Later today, the Central Bank’s Monetary Policy Committee will decide whether to change interest rates in Egypt. Consensus from some economists’ notes this morning point that the CBE will keep rates on hold for the fifth consecutive meeting. Rates were last raised in November 2011, for the first time since September 2008.
Some reasoning from Pharos Holding brokerage in Cairo here:
The start of high-level negotiations with the IMF over the US$ 4.8bn credit facility, strongly voiced plans by the president/government to strictly adhere to EGP stability and early signs of foreign inflows into the EGP carry trade are factors that support our expectation of a neutral monetary stance.
Orascom Construction Industries, Egypt’s biggest company by market value said its net income fell 28% over the year after paying higher taxes in Europe and costs related to start-ups in Algeria and the US.
The company also said “OCI’s competitiveness was blunted by a 20% increase in the pound’s value against the Turkish lira over two years” – is this a quiet push for devaluation?
Overnight the company also announced a $1.4 billion fertiliser investment in the United States and a purchase of a US Construction firm.
Some interesting commentary from Reuters’ Breakingviews columnist Una Galani on the US decision to write off $1 billion of debt owed to it by Cairo. Much more than anything, this move will help the Obama administration shore up relations with the Arab Spring nation more than it will benefit the country’s troubled economy, she writes. “A more efficient form of aid would be for the United States to redirect ongoing financing for Egypt’s military to investment in infrastructure and job creation.”
Egypt has plans to build its largest power plant at a cost of almost $3 billion and will have the capacity that is equivalent to a third of electricity production in Egypt, Zawya reports.
The Egyptian government is building the plant in Samalout in Minya governorate, 300 kilometers south of Cairo, to produce 3,167.04 Megawatts of electricity. The main two concerns with this project is:
a) will this actually happen? Egypt only last month revived its nuclear power plant plans that is also expected to contribute to electricity generation. But this plant has been in discussion for more than a decade.
b) to build an electricity plant, Egypt needs more gas to power it, and obviously natural gas shortages at the moment have been the main cause of electricity black-outs, as Rebel Economy has pointed at before. Some comfort is gained from BP’s latest efforts to pump $11 billion into natural gas exploration in Egypt, but that project won’t reap rewards for several years.
Government statistics show Egypt’s public sector employees continue to be better paid than those working in the private sector, a disappointing statistic when considering the benefits of Egypt’s huge small and medium enterprises on the economy if fully realised.
The report points out that, ironically, those in the state are demanding higher wages and bonuses in line with those they believe are enjoyed by private sector workers. This report isn’t totally reliable however because it does not reflect wage differences between geographical areas, type of industry, or size of companies.

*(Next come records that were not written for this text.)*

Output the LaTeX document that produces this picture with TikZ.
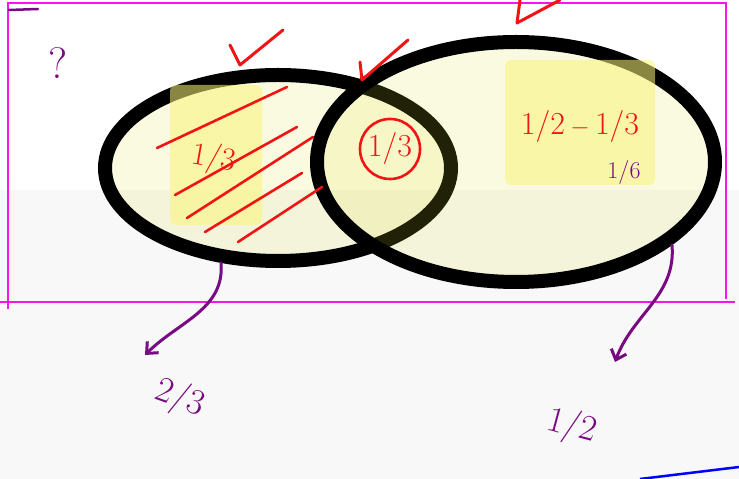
\documentclass[tikz,border=0pt]{standalone}
\usetikzlibrary{shapes.geometric,arrows.meta}

\definecolor{penred}{RGB}{240,20,20}
\definecolor{penpurple}{RGB}{120,10,130}
\definecolor{frame}{RGB}{250,20,240}
\definecolor{setfill}{RGB}{222,222,49}
\definecolor{marker}{RGB}{250,245,120}
\definecolor{paper}{RGB}{248,248,248}

\tikzset{
  setline/.style={ellipse, draw=black, line width=14pt, fill=setfill, fill opacity=0.15, draw opacity=1, inner sep=0pt},
  highlight/.style={fill=marker, fill opacity=0.55, rounded corners=6pt},
  hatch/.style={penred, line width=2.6pt, line cap=round},
  tick/.style={penred, line width=3pt, line cap=round, line join=round},
  penarrow/.style={-{Straight Barb[length=9pt,width=16pt]}, penpurple, line width=3pt, line cap=round},
  rednote/.style={text=penred, font=\fontsize{32}{34}\selectfont},
  purplenote/.style={text=penpurple, font=\fontsize{36}{38}\selectfont},
}

\begin{document}
\begin{tikzpicture}[x=1pt, y=1pt]
  \useasboundingbox (0,0) rectangle (739,479);
  \fill[paper] (0,0) rectangle (739,289);

  % frame
  \draw[frame, line width=2.5pt] (8,170) -- (8,476) -- (726,476) -- (726,180);
  \draw[frame, line width=2.5pt] (0,177) -- (735,177);
  \draw[penpurple, line width=2.5pt, line cap=round] (9,469) -- (38,470);

  % the two sets
  \node[setline, minimum width=346pt, minimum height=186pt] (setA) at (278,311) {};
  \fill[highlight] (170,254) rectangle (262,394);
  \node[setline, minimum width=398pt, minimum height=240pt] (setB) at (516,317) {};
  \fill[highlight] (505,294) rectangle (655,419);

  % hatching of A only
  \draw[hatch] (157,331) -- (287,392);
  \draw[hatch] (175,284) -- (297,352);
  \draw[hatch] (187,261) -- (313,342);
  \draw[hatch] (205,247) -- (302,306);
  \draw[hatch] (238,237) -- (322,292);

  % ticks
  \draw[tick] (230,434) -- (240,414) -- (283,449);
  \draw[tick] (360,417) -- (362,399) -- (408,439);
  \draw[tick] (520,479) -- (517,456) -- (560,479);

  % labels inside
  \node[rednote, rotate=-10] (onlyA) at (214,320) {1/3};
  \node[rednote, draw=penred, line width=2.6pt, circle, inner sep=2pt] (both) at (390,330) {1/3};
  \node[rednote] (onlyB) at (580,352) {1/2\,$-$\,1/3};
  \node[text=penpurple, font=\fontsize{24}{26}\selectfont] (onlyBval) at (624,306) {1/6};
  \node[purplenote, font=\fontsize{44}{46}\selectfont] (quest) at (58,416) {?};

  % totals
  \coordinate (tipA) at (145,124);
  \coordinate (tipB) at (615,117);
  \node[purplenote, rotate=-20] (totA) at (180,80) {2/3};
  \node[purplenote, rotate=-15] (totB) at (572,52) {1/2};
  \draw[penarrow] (setA.-121) to[out=-85, in=45] (tipA);
  \draw[penarrow] (setB.-28) to[out=-85, in=70] (tipB);

  \draw[blue, line width=2.5pt] (640,0) -- (739,12);
\end{tikzpicture}
\end{document}
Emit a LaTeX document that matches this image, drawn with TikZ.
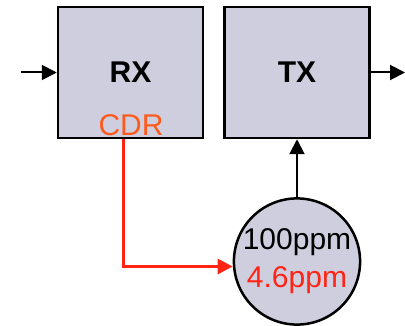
\documentclass[tikz,border=0pt]{standalone}
\usepackage{fontspec}
\setmainfont{Liberation Sans}
\usetikzlibrary{arrows.meta}
\usetikzlibrary{positioning}
\definecolor{blockfill}{HTML}{CECEDE}
\definecolor{cdrorange}{HTML}{FF5A1E}
\definecolor{clkred}{HTML}{FF2414}
\tikzset{block/.style={draw,line width=2.5pt,fill=blockfill,minimum width=145pt,minimum height=131pt,font=\fontsize{30}{36}\selectfont\bfseries}}
\tikzset{clock/.style={draw,circle,line width=2.5pt,fill=blockfill,minimum size=126pt,inner sep=0pt,align=center,font=\fontsize{30}{38}\selectfont}}
\tikzset{sig/.style={line width=2pt,-{Triangle[length=15pt,width=15pt]}}}
\tikzset{tap/.style={line width=3pt,color=clkred,-{Triangle[length=15pt,width=15pt]}}}

\begin{document}
\begin{tikzpicture}[x=1pt,y=-1pt]
    \useasboundingbox (0,0) rectangle (405,326);
    \node[block] (rx) at (130.5,72.5) {RX};
    \node[block] (tx) at (297,72.5) {TX};
    \node[anchor=base,text=cdrorange,font=\fontsize{30}{36}\selectfont,inner sep=0pt] (cdr) at (131,136) {CDR};
    \node[clock] (clk) at (297,261.5) {100ppm\\\textcolor{clkred}{4.6ppm}};
    \coordinate (in) at (21,72.5);
    \coordinate (out) at (405,72.5);
    \draw[sig] (in) -- (rx.west);
    \draw[sig] (tx.east) -- (out);
    \draw[sig] (clk.north) -- (tx.south);
    \draw[tap] ([xshift=-7pt]rx.south) |- ([yshift=-5pt]clk.west);
\end{tikzpicture}
\end{document}
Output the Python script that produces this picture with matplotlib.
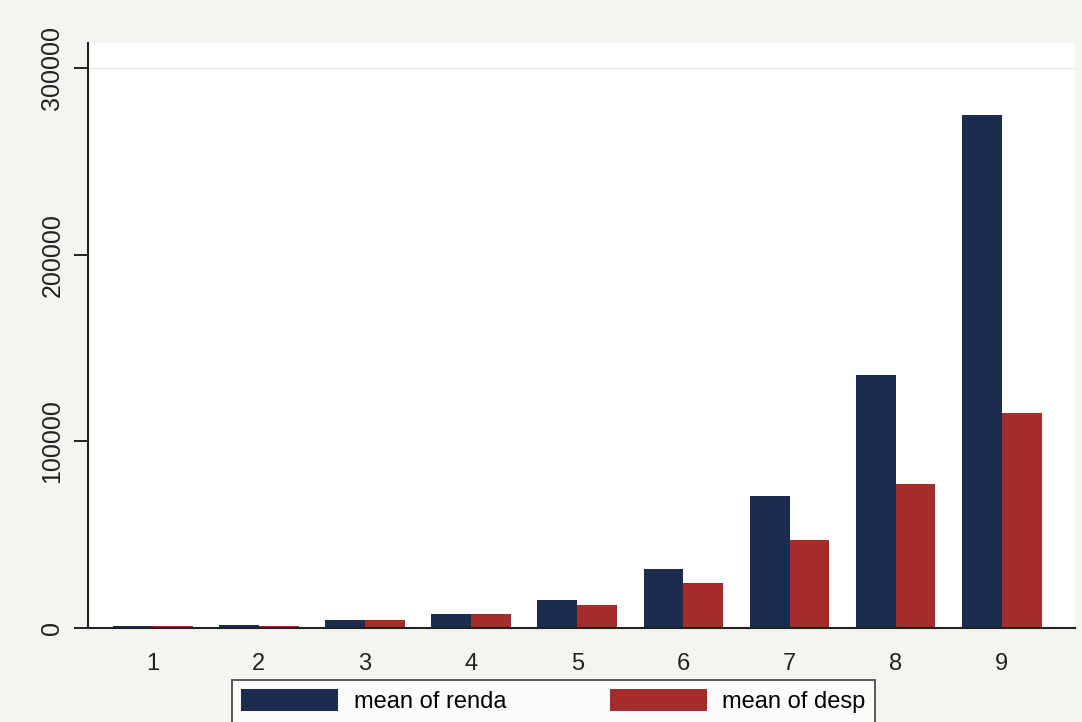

The wealth of Qatar is again in the spotlight, but this time for one of its bank’s expanding reach in the Middle East. Qatar National Bank, the state-backed lender of Qatar, is going for acquisitions in the region as it takes advantage of the downsizing of European banks and of Doha’s new-found political clout, Camilla Hall writes in the FT.
It’s not just in talks with Societe Generale to buy the French bank’s Egypt unit, but also has just boosted its stake in Dubai-based Commercial Bank International.
“Doha has both an incentive to help build economic confidence in newly elected regimes and the financial firepower to do so,” Hall writes.
Another sad statistic from the region: Jobless youth numbers in the Middle East are expected to soar to more than 28% in the next five years, the International Labour Organisation (ILO) warns.
The increase will mean the Middle East overtakes North Africa as the region with the highest youth unemployment rate anywhere in the world.
Youth unemployment rates are forecast to rise from 26.4% this year to 28.4% in 2017.